→ **Work instructions**: Write out, word for word, every line from the first one through the line that holds "(0,0) grid (6,6);", and nothing else; skip the pictures.

→ **Dataset section**:
---

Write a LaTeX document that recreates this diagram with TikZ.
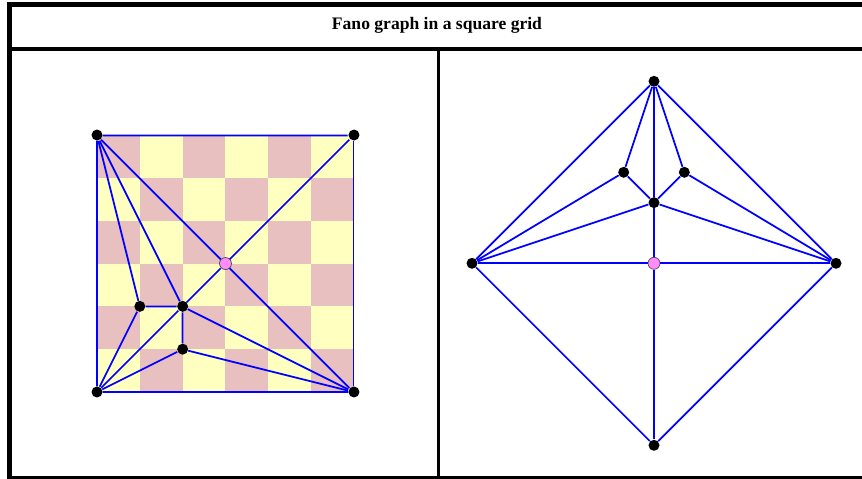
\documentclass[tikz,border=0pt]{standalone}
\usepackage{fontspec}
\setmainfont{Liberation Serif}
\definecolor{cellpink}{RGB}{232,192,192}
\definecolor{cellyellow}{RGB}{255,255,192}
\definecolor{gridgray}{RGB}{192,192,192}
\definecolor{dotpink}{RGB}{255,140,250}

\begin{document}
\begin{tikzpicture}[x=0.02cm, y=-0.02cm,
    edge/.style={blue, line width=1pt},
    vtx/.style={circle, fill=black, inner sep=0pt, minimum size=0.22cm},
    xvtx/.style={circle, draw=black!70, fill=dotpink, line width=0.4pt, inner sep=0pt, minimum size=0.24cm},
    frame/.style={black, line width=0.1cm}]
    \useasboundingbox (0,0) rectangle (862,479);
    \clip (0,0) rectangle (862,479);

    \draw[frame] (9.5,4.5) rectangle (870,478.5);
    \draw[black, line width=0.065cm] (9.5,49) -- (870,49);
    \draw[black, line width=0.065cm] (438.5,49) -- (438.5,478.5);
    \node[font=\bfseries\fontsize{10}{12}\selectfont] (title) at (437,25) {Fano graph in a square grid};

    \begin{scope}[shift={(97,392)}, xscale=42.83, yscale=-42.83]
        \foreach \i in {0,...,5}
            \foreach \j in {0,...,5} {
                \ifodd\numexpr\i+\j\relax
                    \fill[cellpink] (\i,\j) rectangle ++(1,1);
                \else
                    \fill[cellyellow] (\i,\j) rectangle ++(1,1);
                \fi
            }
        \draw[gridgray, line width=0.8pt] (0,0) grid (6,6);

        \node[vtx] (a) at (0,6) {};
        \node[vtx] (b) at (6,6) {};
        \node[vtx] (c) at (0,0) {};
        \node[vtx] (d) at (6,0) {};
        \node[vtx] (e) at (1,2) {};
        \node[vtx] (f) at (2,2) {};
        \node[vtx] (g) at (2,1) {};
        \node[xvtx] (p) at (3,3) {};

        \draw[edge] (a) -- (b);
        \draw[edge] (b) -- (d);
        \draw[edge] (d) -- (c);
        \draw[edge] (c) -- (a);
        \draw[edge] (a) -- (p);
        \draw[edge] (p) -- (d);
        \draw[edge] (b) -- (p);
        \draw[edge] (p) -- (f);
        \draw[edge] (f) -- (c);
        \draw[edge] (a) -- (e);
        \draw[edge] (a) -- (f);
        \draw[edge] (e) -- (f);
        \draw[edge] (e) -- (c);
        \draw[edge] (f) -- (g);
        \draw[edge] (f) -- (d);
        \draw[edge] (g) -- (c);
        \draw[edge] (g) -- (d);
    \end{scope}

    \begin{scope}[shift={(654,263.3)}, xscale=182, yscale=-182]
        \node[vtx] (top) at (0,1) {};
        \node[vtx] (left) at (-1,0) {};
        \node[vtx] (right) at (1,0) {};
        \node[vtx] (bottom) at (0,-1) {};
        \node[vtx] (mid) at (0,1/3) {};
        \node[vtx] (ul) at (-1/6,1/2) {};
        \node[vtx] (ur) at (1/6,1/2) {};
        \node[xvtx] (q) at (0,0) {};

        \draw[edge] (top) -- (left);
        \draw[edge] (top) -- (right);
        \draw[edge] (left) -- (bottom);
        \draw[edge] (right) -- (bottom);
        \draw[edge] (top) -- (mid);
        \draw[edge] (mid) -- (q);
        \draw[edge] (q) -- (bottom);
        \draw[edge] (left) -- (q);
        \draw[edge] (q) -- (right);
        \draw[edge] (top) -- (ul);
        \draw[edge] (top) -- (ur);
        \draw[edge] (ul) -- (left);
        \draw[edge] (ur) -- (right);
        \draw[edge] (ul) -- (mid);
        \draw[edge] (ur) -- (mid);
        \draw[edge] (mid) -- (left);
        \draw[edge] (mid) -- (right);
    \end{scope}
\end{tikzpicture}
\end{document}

---

→ **Written answer**:
Write a LaTeX document that recreates this diagram with TikZ.
\documentclass[tikz,border=0pt]{standalone}
\usepackage{fontspec}
\setmainfont{Liberation Serif}
\definecolor{cellpink}{RGB}{232,192,192}
\definecolor{cellyellow}{RGB}{255,255,192}
\definecolor{gridgray}{RGB}{192,192,192}
\definecolor{dotpink}{RGB}{255,140,250}

\begin{document}
\begin{tikzpicture}[x=0.02cm, y=-0.02cm,
    edge/.style={blue, line width=1pt},
    vtx/.style={circle, fill=black, inner sep=0pt, minimum size=0.22cm},
    xvtx/.style={circle, draw=black!70, fill=dotpink, line width=0.4pt, inner sep=0pt, minimum size=0.24cm},
    frame/.style={black, line width=0.1cm}]
    \useasboundingbox (0,0) rectangle (862,479);
    \clip (0,0) rectangle (862,479);

    \draw[frame] (9.5,4.5) rectangle (870,478.5);
    \draw[black, line width=0.065cm] (9.5,49) -- (870,49);
    \draw[black, line width=0.065cm] (438.5,49) -- (438.5,478.5);
    \node[font=\bfseries\fontsize{10}{12}\selectfont] (title) at (437,25) {Fano graph in a square grid};

    \begin{scope}[shift={(97,392)}, xscale=42.83, yscale=-42.83]
        \foreach \i in {0,...,5}
            \foreach \j in {0,...,5} {
                \ifodd\numexpr\i+\j\relax
                    \fill[cellpink] (\i,\j) rectangle ++(1,1);
                \else
                    \fill[cellyellow] (\i,\j) rectangle ++(1,1);
                \fi
            }
        \draw[gridgray, line width=0.8pt] (0,0) grid (6,6);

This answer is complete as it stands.